WHAT IS EXPECTED: Please return exactly the run of lines that begins with the line containing "Clone this diagram in TikZ." and ends with the line containing "(o1b) -- (e1b);", pictures excluded.

DATA ENTRIES:

:::

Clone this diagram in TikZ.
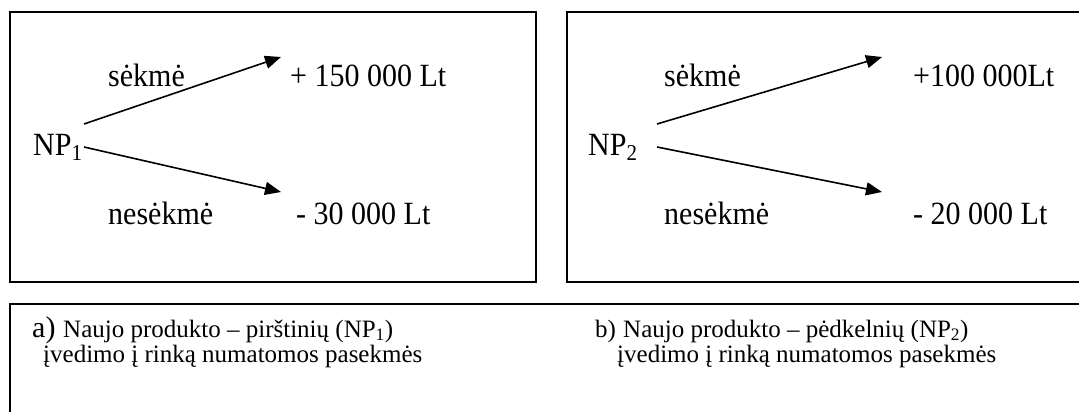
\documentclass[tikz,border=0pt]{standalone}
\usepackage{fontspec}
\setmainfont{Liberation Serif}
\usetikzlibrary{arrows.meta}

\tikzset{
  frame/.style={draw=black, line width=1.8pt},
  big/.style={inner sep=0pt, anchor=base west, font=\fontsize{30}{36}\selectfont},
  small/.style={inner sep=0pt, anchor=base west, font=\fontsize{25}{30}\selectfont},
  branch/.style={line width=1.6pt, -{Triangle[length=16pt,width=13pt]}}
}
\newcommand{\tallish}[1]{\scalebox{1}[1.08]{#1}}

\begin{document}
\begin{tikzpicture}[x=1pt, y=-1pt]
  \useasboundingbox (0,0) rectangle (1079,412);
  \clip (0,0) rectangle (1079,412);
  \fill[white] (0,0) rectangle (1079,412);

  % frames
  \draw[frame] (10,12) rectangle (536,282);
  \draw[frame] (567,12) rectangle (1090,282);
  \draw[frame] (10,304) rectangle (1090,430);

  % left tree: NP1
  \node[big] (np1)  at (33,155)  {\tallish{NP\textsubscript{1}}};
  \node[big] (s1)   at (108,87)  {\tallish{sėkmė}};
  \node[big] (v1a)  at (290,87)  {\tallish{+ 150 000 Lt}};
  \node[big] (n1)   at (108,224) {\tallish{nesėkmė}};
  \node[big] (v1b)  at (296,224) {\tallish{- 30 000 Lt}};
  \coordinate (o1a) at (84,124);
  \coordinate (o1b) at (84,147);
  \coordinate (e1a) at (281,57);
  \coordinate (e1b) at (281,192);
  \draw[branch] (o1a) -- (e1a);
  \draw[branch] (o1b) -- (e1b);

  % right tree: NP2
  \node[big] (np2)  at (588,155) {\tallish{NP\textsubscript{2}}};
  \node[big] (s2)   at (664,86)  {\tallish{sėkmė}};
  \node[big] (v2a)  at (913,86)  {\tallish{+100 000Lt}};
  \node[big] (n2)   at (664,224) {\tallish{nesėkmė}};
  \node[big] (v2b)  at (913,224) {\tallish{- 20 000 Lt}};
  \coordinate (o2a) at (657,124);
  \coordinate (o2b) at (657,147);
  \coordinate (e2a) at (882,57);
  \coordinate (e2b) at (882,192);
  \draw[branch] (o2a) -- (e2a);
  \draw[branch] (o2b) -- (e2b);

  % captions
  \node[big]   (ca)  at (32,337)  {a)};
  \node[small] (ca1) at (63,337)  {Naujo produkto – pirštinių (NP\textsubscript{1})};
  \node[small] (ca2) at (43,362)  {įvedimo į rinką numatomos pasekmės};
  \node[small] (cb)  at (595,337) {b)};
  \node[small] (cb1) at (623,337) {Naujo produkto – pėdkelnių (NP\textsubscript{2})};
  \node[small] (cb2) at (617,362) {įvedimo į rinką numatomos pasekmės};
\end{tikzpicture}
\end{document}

:::

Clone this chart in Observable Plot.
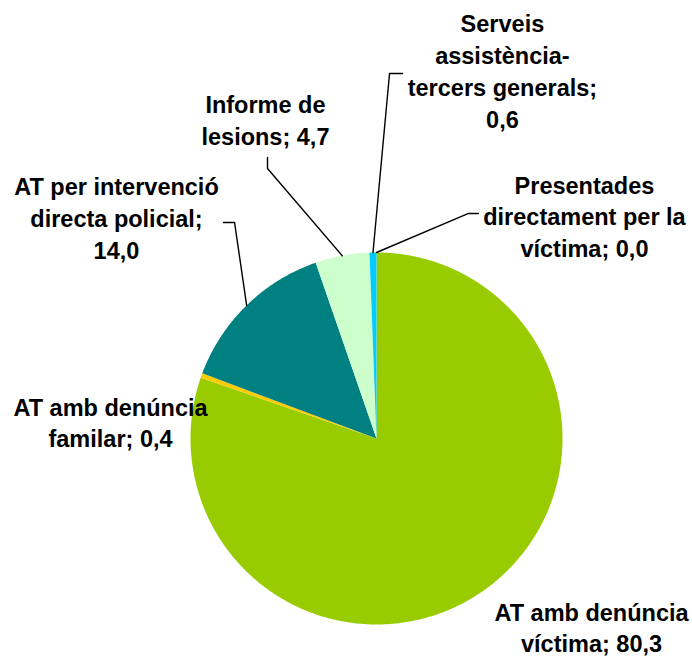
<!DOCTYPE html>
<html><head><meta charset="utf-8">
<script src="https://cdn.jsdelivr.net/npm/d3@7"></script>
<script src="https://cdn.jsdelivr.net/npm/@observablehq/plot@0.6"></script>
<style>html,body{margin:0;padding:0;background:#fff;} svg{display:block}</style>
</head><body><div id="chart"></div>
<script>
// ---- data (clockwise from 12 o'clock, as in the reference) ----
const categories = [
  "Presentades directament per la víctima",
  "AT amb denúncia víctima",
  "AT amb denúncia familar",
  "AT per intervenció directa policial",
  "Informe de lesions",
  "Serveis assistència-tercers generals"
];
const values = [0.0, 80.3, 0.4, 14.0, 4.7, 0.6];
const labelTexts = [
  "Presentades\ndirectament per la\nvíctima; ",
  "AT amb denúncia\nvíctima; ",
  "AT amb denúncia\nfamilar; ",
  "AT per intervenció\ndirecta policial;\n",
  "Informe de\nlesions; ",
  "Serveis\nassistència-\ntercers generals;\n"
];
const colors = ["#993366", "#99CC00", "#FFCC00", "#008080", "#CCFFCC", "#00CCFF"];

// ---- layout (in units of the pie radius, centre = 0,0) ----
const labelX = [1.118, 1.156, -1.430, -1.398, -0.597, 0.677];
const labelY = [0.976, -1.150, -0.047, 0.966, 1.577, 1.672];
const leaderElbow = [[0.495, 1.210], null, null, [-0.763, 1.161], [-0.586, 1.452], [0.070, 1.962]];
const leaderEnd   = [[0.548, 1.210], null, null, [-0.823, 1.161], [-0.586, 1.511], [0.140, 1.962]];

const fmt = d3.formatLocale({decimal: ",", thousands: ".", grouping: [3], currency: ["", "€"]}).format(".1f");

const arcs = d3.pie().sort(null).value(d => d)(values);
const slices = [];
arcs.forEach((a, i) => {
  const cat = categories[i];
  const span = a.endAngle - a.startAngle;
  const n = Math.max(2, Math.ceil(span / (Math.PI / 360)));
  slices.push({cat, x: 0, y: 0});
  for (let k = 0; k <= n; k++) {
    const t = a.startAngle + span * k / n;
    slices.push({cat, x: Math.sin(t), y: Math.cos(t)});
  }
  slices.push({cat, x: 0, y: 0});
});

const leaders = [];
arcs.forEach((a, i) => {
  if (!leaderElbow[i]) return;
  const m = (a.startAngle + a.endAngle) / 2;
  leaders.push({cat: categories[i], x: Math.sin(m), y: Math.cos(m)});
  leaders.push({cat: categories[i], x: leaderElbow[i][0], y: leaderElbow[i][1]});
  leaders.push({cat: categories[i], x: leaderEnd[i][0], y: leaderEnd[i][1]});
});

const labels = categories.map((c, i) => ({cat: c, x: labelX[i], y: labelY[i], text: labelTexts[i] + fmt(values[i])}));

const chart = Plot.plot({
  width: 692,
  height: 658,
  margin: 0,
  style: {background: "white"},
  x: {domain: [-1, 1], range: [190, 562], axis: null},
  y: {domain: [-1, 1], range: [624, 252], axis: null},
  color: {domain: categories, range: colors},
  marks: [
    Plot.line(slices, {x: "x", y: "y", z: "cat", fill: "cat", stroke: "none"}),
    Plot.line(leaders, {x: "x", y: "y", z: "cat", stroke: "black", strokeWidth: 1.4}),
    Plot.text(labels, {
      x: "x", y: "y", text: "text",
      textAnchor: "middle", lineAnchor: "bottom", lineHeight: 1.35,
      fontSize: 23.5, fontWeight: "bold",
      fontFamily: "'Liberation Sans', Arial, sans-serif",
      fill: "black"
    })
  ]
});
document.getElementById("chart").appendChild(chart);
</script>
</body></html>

:::

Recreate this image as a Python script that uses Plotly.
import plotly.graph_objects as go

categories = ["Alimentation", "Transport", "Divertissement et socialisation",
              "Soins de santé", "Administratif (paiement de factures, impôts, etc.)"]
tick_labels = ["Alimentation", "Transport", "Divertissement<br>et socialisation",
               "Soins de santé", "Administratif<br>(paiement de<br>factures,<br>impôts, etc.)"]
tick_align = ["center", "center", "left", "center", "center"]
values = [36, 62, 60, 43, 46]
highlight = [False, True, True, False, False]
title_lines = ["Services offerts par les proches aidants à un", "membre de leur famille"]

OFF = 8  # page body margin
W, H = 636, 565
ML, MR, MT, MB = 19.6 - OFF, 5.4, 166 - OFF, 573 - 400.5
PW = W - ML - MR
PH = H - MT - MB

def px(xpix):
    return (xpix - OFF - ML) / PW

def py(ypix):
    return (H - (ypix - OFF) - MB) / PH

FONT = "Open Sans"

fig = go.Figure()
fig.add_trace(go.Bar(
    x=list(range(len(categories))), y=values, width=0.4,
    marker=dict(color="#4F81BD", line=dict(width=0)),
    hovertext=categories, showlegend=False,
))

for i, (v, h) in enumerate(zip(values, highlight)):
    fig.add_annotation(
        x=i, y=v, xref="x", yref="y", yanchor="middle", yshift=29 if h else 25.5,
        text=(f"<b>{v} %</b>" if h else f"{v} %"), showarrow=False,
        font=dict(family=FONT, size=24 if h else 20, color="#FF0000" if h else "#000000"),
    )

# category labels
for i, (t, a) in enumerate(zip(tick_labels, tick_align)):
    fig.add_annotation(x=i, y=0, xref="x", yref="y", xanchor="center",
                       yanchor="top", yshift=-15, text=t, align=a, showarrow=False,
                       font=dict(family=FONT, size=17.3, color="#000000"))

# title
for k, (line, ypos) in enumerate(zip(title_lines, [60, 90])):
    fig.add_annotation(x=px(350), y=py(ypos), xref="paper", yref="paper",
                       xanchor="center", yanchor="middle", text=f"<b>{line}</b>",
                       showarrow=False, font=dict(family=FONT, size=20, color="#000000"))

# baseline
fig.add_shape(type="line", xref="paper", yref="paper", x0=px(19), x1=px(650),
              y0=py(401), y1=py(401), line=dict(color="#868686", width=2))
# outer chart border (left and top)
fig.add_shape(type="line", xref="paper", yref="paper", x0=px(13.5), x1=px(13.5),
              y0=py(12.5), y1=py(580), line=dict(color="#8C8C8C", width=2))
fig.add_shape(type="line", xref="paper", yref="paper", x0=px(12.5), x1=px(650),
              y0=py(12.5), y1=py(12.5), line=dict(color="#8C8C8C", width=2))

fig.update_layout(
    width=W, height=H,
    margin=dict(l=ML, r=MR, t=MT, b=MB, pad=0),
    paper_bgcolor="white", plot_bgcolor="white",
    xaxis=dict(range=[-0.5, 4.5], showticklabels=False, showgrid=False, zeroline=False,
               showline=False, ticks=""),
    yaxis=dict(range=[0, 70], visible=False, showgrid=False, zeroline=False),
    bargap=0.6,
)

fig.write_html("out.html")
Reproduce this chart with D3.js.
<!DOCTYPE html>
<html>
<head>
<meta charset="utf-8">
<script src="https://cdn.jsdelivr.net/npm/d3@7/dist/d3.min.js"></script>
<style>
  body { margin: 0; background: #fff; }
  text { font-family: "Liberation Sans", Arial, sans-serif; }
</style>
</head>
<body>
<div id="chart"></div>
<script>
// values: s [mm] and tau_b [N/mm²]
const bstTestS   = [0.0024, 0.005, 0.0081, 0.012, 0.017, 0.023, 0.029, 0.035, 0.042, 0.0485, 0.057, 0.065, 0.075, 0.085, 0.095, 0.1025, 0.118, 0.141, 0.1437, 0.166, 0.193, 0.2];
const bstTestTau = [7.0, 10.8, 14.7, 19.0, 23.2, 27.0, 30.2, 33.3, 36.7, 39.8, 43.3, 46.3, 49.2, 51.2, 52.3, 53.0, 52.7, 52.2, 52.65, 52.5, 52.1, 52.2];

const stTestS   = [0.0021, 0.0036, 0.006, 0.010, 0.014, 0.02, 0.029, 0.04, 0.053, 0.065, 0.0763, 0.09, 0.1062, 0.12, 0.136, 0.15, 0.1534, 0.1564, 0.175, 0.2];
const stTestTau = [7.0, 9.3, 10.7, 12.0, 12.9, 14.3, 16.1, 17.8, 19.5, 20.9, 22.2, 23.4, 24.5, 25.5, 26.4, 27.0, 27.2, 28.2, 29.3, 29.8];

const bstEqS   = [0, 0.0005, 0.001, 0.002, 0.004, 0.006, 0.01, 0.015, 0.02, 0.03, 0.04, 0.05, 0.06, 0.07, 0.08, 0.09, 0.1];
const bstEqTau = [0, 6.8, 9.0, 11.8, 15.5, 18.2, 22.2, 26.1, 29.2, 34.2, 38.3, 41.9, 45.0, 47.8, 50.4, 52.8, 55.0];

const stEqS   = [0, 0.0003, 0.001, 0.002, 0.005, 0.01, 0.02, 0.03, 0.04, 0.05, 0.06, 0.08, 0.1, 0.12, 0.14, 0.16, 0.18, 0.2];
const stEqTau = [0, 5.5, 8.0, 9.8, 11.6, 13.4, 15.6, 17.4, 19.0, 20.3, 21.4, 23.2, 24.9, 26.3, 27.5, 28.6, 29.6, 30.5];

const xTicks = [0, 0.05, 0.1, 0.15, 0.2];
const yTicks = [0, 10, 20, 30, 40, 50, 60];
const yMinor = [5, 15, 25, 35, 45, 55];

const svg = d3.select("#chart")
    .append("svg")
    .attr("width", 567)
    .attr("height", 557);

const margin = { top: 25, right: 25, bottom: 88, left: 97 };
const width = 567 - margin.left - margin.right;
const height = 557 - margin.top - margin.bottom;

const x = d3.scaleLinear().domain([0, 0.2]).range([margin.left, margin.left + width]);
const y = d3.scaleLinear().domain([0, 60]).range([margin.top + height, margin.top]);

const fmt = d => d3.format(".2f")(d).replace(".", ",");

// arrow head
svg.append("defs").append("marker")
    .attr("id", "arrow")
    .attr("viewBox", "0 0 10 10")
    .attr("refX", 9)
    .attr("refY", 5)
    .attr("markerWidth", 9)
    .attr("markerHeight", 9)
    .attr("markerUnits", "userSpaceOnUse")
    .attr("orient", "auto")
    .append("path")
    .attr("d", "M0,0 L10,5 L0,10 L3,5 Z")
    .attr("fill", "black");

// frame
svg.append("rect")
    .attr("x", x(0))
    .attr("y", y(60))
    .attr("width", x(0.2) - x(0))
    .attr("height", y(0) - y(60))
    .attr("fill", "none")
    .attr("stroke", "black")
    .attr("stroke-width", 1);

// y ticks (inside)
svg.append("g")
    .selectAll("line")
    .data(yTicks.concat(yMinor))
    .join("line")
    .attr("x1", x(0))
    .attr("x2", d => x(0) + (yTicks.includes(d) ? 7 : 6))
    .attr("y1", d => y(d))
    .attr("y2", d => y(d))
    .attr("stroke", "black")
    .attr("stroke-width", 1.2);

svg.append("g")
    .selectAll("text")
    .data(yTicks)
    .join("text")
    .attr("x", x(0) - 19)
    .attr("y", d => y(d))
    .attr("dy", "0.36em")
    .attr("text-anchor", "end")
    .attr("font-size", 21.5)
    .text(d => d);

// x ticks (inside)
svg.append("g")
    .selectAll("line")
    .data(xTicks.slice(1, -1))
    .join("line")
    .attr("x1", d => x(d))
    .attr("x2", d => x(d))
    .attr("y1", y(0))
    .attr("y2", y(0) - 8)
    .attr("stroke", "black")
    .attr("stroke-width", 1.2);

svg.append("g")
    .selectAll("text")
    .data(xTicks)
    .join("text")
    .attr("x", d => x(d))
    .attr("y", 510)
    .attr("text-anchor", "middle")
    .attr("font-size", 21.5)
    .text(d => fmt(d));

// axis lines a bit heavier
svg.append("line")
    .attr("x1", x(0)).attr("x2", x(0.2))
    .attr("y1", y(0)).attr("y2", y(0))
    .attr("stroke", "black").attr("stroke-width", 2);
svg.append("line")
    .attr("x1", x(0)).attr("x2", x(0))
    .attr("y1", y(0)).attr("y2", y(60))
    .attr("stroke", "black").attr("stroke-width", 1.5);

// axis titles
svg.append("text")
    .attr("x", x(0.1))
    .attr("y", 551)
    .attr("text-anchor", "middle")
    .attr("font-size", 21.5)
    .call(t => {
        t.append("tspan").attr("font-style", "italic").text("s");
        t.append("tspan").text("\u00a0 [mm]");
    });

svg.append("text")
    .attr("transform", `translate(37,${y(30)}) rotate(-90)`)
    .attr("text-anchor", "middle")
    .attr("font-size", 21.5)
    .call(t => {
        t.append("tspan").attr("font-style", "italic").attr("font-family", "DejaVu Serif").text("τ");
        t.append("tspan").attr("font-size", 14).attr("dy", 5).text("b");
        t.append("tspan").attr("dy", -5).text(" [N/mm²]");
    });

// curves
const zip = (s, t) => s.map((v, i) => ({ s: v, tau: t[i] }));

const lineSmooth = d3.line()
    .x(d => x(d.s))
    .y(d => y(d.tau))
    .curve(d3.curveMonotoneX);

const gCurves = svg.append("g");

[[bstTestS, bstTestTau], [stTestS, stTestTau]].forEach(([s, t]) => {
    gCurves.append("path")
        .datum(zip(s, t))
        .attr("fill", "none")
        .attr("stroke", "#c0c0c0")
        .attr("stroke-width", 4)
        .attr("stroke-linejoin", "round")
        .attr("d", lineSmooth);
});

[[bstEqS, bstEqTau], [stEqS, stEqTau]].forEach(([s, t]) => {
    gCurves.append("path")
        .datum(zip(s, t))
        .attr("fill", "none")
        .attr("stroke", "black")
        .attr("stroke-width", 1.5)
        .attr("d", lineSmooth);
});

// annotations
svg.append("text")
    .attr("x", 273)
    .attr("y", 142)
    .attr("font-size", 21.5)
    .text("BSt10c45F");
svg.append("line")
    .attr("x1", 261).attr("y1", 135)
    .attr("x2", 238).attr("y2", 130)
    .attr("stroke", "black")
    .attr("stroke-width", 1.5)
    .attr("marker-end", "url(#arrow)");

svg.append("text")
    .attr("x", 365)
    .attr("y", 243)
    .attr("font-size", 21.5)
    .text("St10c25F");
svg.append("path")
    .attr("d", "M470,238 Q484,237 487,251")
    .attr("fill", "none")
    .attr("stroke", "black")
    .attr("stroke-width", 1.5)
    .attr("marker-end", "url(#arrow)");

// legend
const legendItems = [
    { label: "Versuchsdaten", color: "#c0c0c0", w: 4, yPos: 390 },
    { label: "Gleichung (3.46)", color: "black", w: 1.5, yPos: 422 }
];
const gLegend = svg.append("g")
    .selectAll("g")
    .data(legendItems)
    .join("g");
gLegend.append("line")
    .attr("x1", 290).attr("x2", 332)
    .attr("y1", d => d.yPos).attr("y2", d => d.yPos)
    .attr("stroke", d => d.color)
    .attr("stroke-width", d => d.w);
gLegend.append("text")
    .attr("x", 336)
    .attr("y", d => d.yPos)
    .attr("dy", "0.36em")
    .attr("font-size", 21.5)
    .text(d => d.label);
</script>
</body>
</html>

:::

OUTPUT OF THE EXERCISE:
Clone this diagram in TikZ.
\documentclass[tikz,border=0pt]{standalone}
\usepackage{fontspec}
\setmainfont{Liberation Serif}
\usetikzlibrary{arrows.meta}

\tikzset{
  frame/.style={draw=black, line width=1.8pt},
  big/.style={inner sep=0pt, anchor=base west, font=\fontsize{30}{36}\selectfont},
  small/.style={inner sep=0pt, anchor=base west, font=\fontsize{25}{30}\selectfont},
  branch/.style={line width=1.6pt, -{Triangle[length=16pt,width=13pt]}}
}
\newcommand{\tallish}[1]{\scalebox{1}[1.08]{#1}}

\begin{document}
\begin{tikzpicture}[x=1pt, y=-1pt]
  \useasboundingbox (0,0) rectangle (1079,412);
  \clip (0,0) rectangle (1079,412);
  \fill[white] (0,0) rectangle (1079,412);

  % frames
  \draw[frame] (10,12) rectangle (536,282);
  \draw[frame] (567,12) rectangle (1090,282);
  \draw[frame] (10,304) rectangle (1090,430);

  % left tree: NP1
  \node[big] (np1)  at (33,155)  {\tallish{NP\textsubscript{1}}};
  \node[big] (s1)   at (108,87)  {\tallish{sėkmė}};
  \node[big] (v1a)  at (290,87)  {\tallish{+ 150 000 Lt}};
  \node[big] (n1)   at (108,224) {\tallish{nesėkmė}};
  \node[big] (v1b)  at (296,224) {\tallish{- 30 000 Lt}};
  \coordinate (o1a) at (84,124);
  \coordinate (o1b) at (84,147);
  \coordinate (e1a) at (281,57);
  \coordinate (e1b) at (281,192);
  \draw[branch] (o1a) -- (e1a);
  \draw[branch] (o1b) -- (e1b);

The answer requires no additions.